Location
- 124 Russell Road, Manurewa, Auckland 2102
- Coordinates: 37°01′16″S 174°52′57″E﻿ / ﻿37.021108°S 174.882432°E

Information
- Type: State-integrated Co-Ed Full Primary (Year 1-8)
- Ministry of Education Institution no.: 1486
- Principal: Glen Ryan
- Enrollment: 545 (October 2025)
- Socio-economic decile: 2
- Website: stanne.school.nz

= St Anne's Catholic School =

School in Manurewa, New Zealand

St Anne's Catholic School is a state-integrated Catholic full primary school (years 1–8) in Manurewa, a suburb of South Auckland, New Zealand.

==History==

St Anne's Catholic Church opened on 29 May 1927, serving the Catholic community of South Auckland between Ōtāhuhu and Papakura. By the early 1950s, Bishop James Liston wanted to develop a convent school at the church. The school opened on 24 February 1952 as the second school established in Manurewa, opening to relieve pressure on Manurewa Central School after major suburban growth in the area. The first school children were taught by the Sisters of Mercy, who lived in a convent beside the school.

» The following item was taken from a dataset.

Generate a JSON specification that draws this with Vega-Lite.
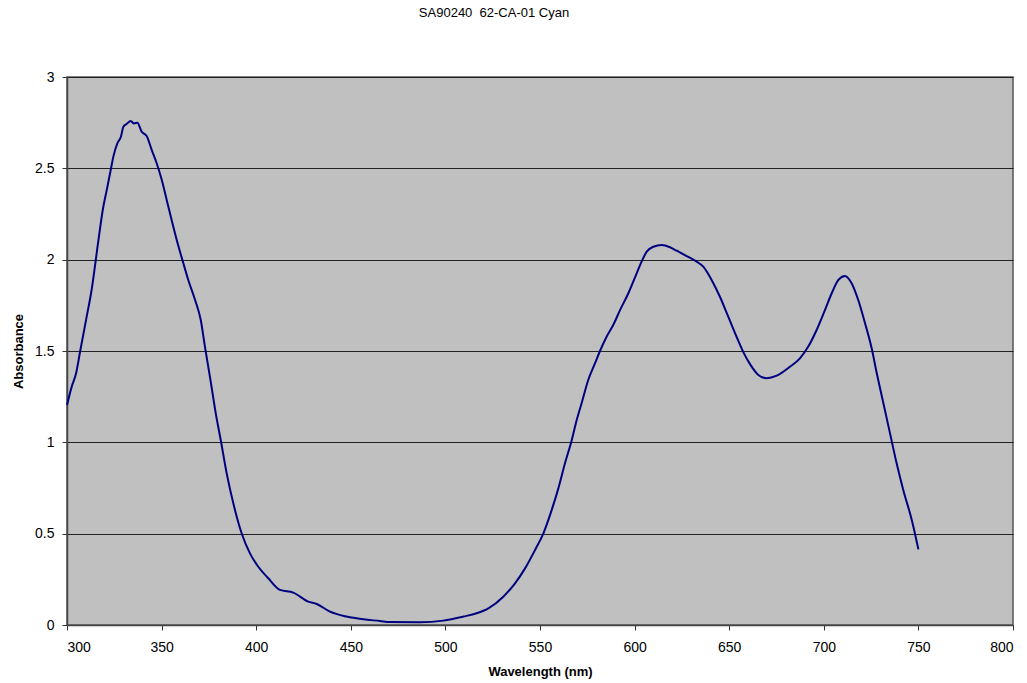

Originally the school opened with two classrooms and a teachers' room, but by April 1955 additional buildings were added to cope with the growth in students. The school roll climbed from 112 in 1955 to 349 in 1961. Demand for places at the school greatly outweighed the available spots, and in 1961 the Confraternity of Christian Doctrine (CCD) was established to cater for students in the parish who were unable to attend St Anne's. At its peak, over 400 students across the parish attended night classes.

In 1983, the school was integrated into the state schooling system.